Long-Term Lakeside Living
Large windows, an open-air room, and other architectural elements make for a versatile and beautiful retirement home.
This retirement home in Ontario, Canada, required intensive site preparation to deal with massive boulders, trees, and grade changes. Built for the possibility of single-floor living and aging in place, the home’s notable features are its modern mix of wood and powder-coated steel, the wood-burning Rumford fireplace, and the year-round unscreened outdoor room, which has a floor-drainage assembly meant to offer multiple lines of defense against moisture intrusion.
John O’Connor and his partner, Rick Hayward, have spent years boating on Lake Huron in Ontario, Canada. When it came time to build what will be their retirement home, they chose a slice of land on the banks of Georgian Bay. Riddled with massive boulders—pieces of what Ontario Parks calls “the folded roots of ancient mountains”—the site’s preparation was intensive. Sloped topography and an electrical utility right-of-way further complicated the building plans.

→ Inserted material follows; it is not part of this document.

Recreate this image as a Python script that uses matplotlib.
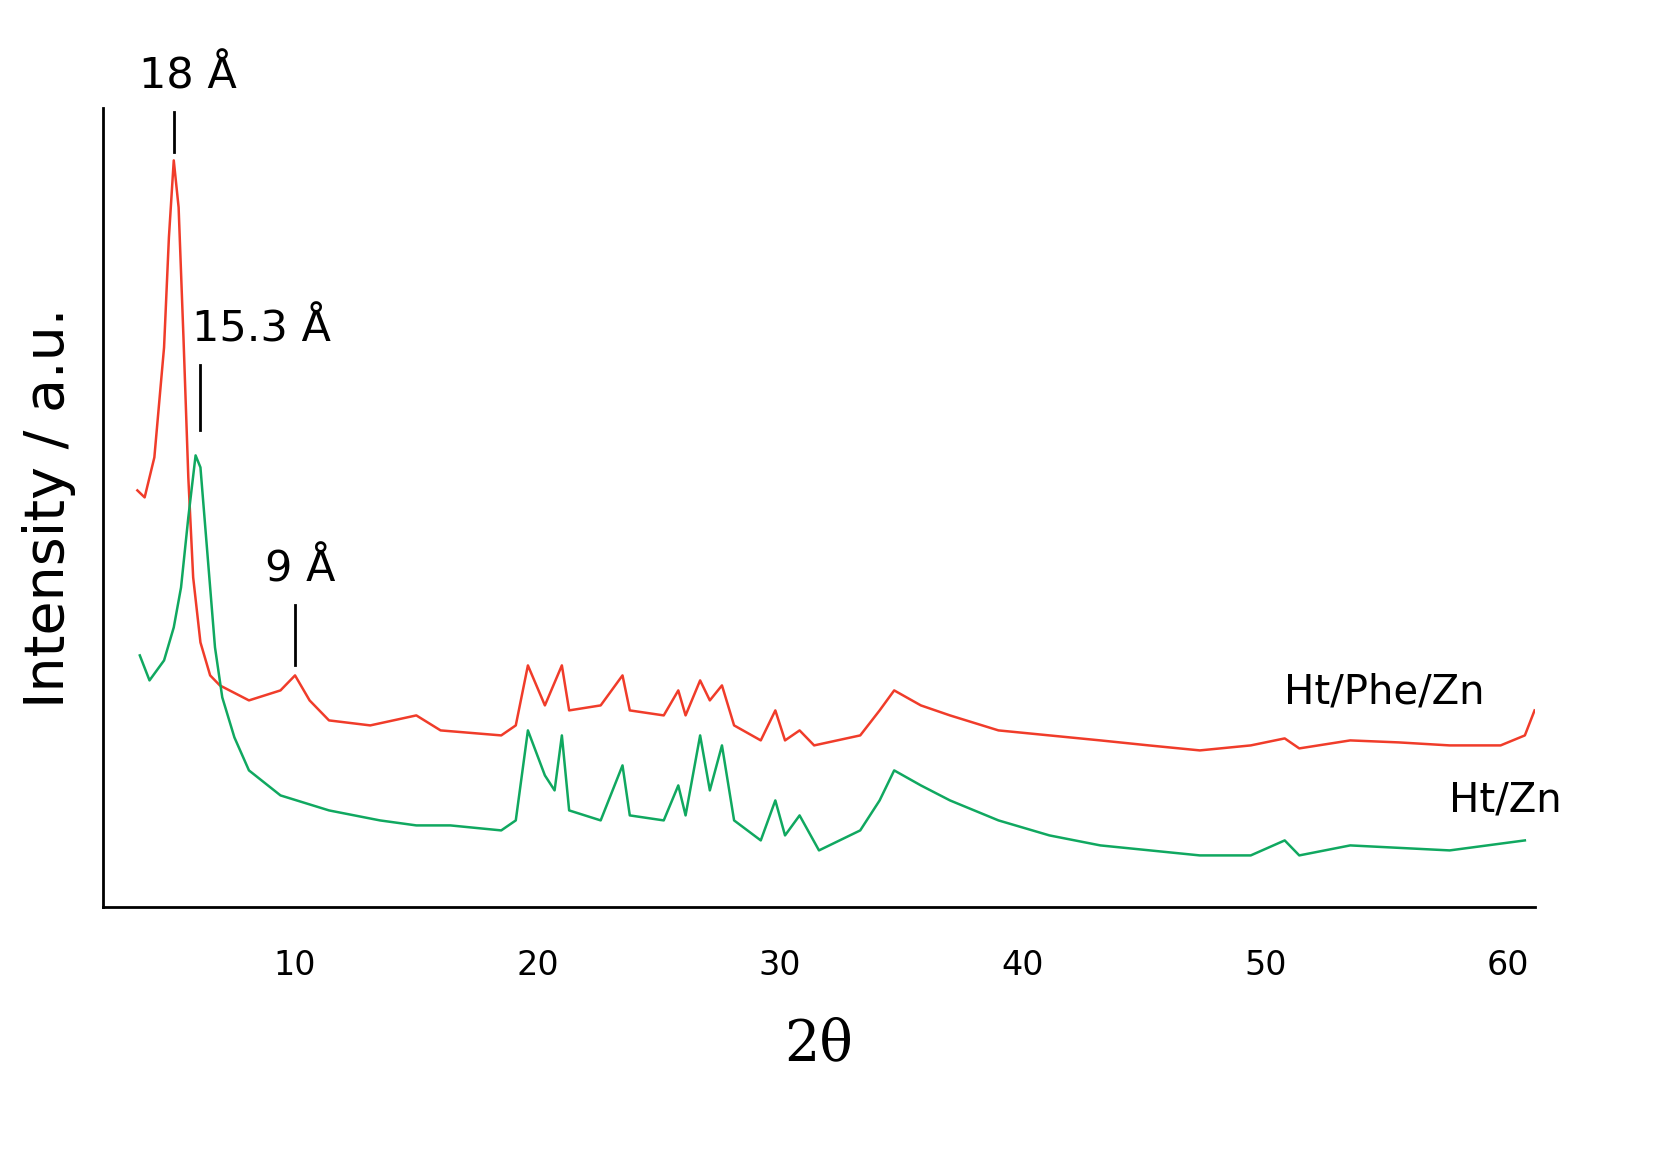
import matplotlib
matplotlib.use("Agg")
import matplotlib.pyplot as plt

red_x = [3.5,3.8,4.2,4.6,4.8,5.0,5.2,5.4,5.6,5.8,6.1,6.5,6.9,8.1,9.4,10.0,10.6,11.4,13.1,15.0,16.0,18.5,19.1,19.6,20.3,21.0,21.3,22.6,23.5,23.8,25.2,25.8,26.1,26.7,27.1,27.6,28.1,29.2,29.8,30.2,30.8,31.4,33.3,34.1,34.7,35.8,37.0,39.0,41.1,43.2,45.2,47.3,49.4,50.8,51.4,53.5,55.5,57.6,59.7,60.7,61.1]
red_y = [417,410,450,560,670,747,700,570,430,330,265,232,222,207,217,232,207,187,182,192,177,172,182,242,202,242,197,202,232,197,192,217,192,227,207,222,182,167,197,167,177,162,172,197,217,202,192,177,172,167,162,157,162,169,159,167,165,162,162,172,197]
green_x = [3.6,4.0,4.6,5.0,5.3,5.6,5.9,6.1,6.4,6.7,7.0,7.5,8.1,9.4,11.4,13.5,15.0,16.4,18.5,19.1,19.6,20.3,20.7,21.0,21.3,22.6,23.5,23.8,25.2,25.8,26.1,26.7,27.1,27.6,28.1,29.2,29.8,30.2,30.8,31.6,33.3,34.1,34.7,35.8,37.0,39.0,41.1,43.2,47.3,49.4,50.8,51.4,53.5,57.6,60.7]
green_y = [252,227,247,280,320,390,452,440,350,260,210,170,137,112,97,87,82,82,77,87,177,132,117,172,97,87,142,92,87,122,92,172,117,162,87,67,107,72,92,57,77,107,137,122,107,87,72,62,52,52,67,52,62,57,67]

series_labels = ["Ht/Phe/Zn", "Ht/Zn"]
peak_labels = ["18 Å", "15.3 Å", "9 Å"]
peak_pos = [5.0, 6.1, 10.0]
peak_text_x = [5.6, 8.6, 10.2]
peak_line = [(755, 795), (477, 542), (242, 302)]
xticks = [10, 20, 30, 40, 50, 60]

fig = plt.figure(figsize=(16.68, 11.53), dpi=100)
ax = fig.add_axes([0.062, 0.213, 0.858, 0.693])
ax.plot(red_x, red_y, color="#f03c2a", lw=1.8)
ax.plot(green_x, green_y, color="#10a860", lw=1.8)
ax.set_xlim(2.1, 61.1)
ax.set_ylim(0, 799)
ax.spines["top"].set_visible(False)
ax.spines["right"].set_visible(False)
ax.spines["left"].set_linewidth(2)
ax.spines["bottom"].set_linewidth(2)
ax.set_yticks([])
ax.set_xticks(xticks)
ax.tick_params(axis="x", length=0, labelsize=24, pad=30)
for x, tx, lab, (y0, y1) in zip(peak_pos, peak_text_x, peak_labels, peak_line):
    ax.plot([x, x], [y0, y1], color="black", lw=2, clip_on=False)
    ax.text(tx, y1 + 15, lab, fontsize=31, ha="center", va="bottom", clip_on=False)
ax.text(54.9, 215, series_labels[0], fontsize=29, ha="center", va="center")
ax.text(59.9, 107, series_labels[1], fontsize=29, ha="center", va="center", clip_on=False)
ax.set_xlabel("2θ", fontsize=40, family="DejaVu Serif", labelpad=25)
ax.set_ylabel("Intensity / a.u.", fontsize=40, labelpad=20)
fig.savefig("out.png", dpi=100)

The conditions resulted in the house’s long, thin form, which O’Connor, an architect, designed to take full advantage of both the lake view and the surrounding forest. The 22-ft. span, in combination with large-format lift-and-slide windows, also supports natural ventilation. O’Connor’s overall intention was to keep the structure simple and the maintenance requirements to a minimum. He integrated custom detailing to give the home a refined character, and a nautical theme runs throughout.
Making the grade
Once the necessary trees were cleared, the site was graded to allow for gradual transitions from front to back and reduce the need for stairs—an age-in-place strategy. Incorporating a septic system so close to the water required ingenuity. O’Connor decided to elevate the grade around the septic tank using backfill from the excavation. This resulted in a berm that helped establish the desired grade change from the deck down to the waterfront. It also protects the open storage area/workshop beneath the deck from inclement weather. To blend the septic zone more thoroughly into the landscape, they seeded the area with wildflowers and maneuvered boulders into place for seating. At the front of the house, they built up the grade to create a generous level area.
A year-round outdoor room
After two decades spent designing houses for clients, O’Connor was excited to explore the limits of what could be done in the name of outdoor living. His vision took the shape of an open-air room that serves a number of functions, and is arguably the home’s most enjoyable feature. The porcelain-tiled space joins the lakeside deck and forest-side garden, while separating the guest room from the main living area and master suite. In winter it houses stacked firewood and is used as a mudroom (the dogs love it). The original design called for summer screens, but the consistent lake breeze keeps the room insect-free, so they were forfeited. “This would be a hard sell with most clients,” O’Connor admits. “They’d want it glassed in and wouldn’t have the patience for all of [what] went into constructing it.”
As boating enthusiasts accustomed to being outdoors in all kinds of weather, the couple is especially fond of dining in this space during thunderstorms. The prefabricated volcanic-rock fireplace was built on concrete block and raised off the floor and has a cantilevered concrete hearth. The chimney is an insulated stainless-steel assembly; on the exterior, shelving displays the homeowners’ rock collection. This detail is a nod to regional chimneys built using on-site stone. O’Connor describes them as “Cocoa Puff chimneys,” noting they are not right for a modern house. But because he appreciates the local geology—which includes shale, sandstone, and limestone and is known for its many color variations—he was keen to incorporate it.